NYRA could get back much of its lost business by offering rebates to its account-wagering customers. Many a big bettor would likely take the opportunity to bet through NYRA ONE accounts if they were given the same perks they are given by offshore sites. Of course, the politicians and OTB's would prevent this.

What we have here are different agencies looking for a cut of the pie. In their shortsightedness, though, they don't really care about the product or the customer.

Aaron Shapiro
East Meadow, N.Y.

Honesty often ignored as a racing policy

I am a longtime racing fan and bettor who has become disenchanted with the way some "supertrainers" are being allowed to operate, and I appreciate all efforts by the industry to clean itself up. Stan Bergstein's June 16 column, "Drug cheats focus of expos?," was important because it clearly put the focus on the unethical use of painkillers and other drugs.

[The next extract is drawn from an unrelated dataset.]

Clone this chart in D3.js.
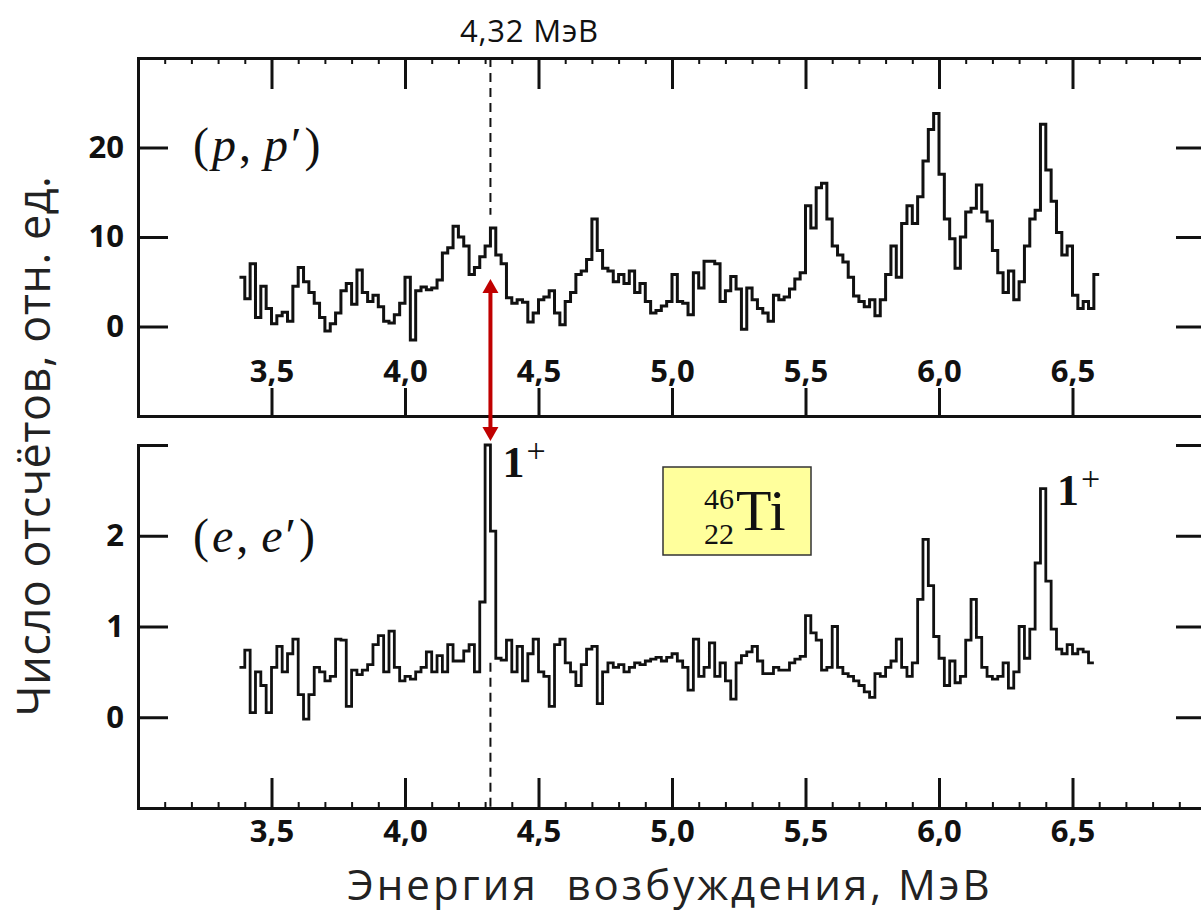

I follow the Southern California circuit and was so disappointed when trainer Jeff Mullins blurted out his infamous remarks indicating his lack of concern for the fans and just trying to win. It is not right for the horses, it is not right for an honest business, and it is not right for the fans and bettors.

I know that racing has always had an underside, but I felt that the great competitive hearts of the Thoroughbreds, the skilled handling by experienced horsemen, the verve and talent of top jockeys, and the challenge of handicapping made it all worthwhile. Now, though, there is a much larger negative dimension with the illicit use of sophisticated drugs.

Having mentioned Jeff Mullins, I have to say that around the same time that he was in the news, another local trainer, Adam Kitchingman, was also caught using illicit substances ("Kitchingman runners quarantined," Feb 25). But I have to give him credit: He admitted that he was doing so and said that he would rethink his approach. I admire him because I think he was the only one who was willing to admit what he was doing and look for better ways to operate.